As informações permitem o compartilhamento da experiência com outras unidades do Sesc SP, no que diz respeito à programação nas unidades, mas também é ponto fundamental para a inserção de novos grupos e possível mapeamento da cidade ou estado de São Paulo. “O Programa VAI (Valorização de Iniciativas Culturais) de fomento artístico e cultural para jovens nas periferias da cidade, com valor aproximado de R$ 23 mil via edital público, é dos poucos recursos públicos que estes protagonistas acessam, diante de demanda enorme por financiamentos e meios de produção artística e cultural”, enfatiza.

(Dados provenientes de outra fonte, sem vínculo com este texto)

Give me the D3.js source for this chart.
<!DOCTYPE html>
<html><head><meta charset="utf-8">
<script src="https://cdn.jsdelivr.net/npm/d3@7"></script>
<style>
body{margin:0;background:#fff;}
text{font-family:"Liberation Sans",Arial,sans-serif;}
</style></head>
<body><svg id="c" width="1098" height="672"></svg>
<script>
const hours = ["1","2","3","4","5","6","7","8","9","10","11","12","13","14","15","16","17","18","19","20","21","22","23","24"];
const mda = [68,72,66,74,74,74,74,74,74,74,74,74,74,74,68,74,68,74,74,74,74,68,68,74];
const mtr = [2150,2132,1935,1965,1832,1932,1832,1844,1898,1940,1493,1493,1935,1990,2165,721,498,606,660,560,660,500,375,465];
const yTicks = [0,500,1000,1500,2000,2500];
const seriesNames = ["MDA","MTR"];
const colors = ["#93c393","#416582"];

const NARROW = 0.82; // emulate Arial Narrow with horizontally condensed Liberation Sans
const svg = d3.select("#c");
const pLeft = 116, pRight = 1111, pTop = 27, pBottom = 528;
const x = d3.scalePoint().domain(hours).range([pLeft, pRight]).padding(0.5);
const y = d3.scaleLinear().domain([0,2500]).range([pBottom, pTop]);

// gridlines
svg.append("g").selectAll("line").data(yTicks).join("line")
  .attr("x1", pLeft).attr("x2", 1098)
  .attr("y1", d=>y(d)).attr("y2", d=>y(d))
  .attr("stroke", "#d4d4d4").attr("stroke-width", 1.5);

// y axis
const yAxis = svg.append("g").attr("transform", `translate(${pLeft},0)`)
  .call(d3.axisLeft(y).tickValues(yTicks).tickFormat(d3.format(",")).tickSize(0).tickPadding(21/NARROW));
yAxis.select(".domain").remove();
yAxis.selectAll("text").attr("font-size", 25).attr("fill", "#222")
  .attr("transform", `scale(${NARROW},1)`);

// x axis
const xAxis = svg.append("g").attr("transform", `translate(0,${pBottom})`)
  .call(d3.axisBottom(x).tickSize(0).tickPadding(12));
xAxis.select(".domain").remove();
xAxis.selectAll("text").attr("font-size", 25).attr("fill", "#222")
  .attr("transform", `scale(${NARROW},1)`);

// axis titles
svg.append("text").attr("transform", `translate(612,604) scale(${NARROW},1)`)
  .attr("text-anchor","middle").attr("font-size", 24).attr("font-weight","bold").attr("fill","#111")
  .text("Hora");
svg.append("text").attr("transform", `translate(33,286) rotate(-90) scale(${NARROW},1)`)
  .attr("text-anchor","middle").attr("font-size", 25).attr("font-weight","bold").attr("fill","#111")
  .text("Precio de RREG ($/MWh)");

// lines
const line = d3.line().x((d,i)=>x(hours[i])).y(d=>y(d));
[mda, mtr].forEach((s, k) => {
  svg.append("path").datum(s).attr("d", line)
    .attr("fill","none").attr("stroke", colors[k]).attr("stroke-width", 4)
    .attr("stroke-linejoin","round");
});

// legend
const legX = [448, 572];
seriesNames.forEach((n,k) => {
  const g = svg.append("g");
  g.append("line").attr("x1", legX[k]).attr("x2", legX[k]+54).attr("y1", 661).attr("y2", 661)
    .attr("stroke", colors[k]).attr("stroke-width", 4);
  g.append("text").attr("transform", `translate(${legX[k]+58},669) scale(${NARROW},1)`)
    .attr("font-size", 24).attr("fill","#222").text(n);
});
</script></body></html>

Agentes artísticos e culturais, assim como pesquisadores envolvidos, aproximaram-se em função dos encontros virtuais e durante cafés da manhã realizados pelo Sesc. Nessas ocasiões, a discussão de parcerias proveitosas para a região e o incentivo à participação na programação da unidade reforçaram a integração como premissa do processo de mapeamento cultural. “É de extrema importância que os gestores de cultura e governos compreendam o quanto é importante promover processos de mapeamento que não percam de vista o vigor em produzir informações, mas que contemplem, ao mesmo tempo, um processo de diálogo transparente e democrático e de construção coletiva, pois estes elementos garantirão que o mapeamento possa ser instrumento de gestão que possibilite a participação horizontal e de todos que queiram se envolver com o processo”, conclui Ana Paula.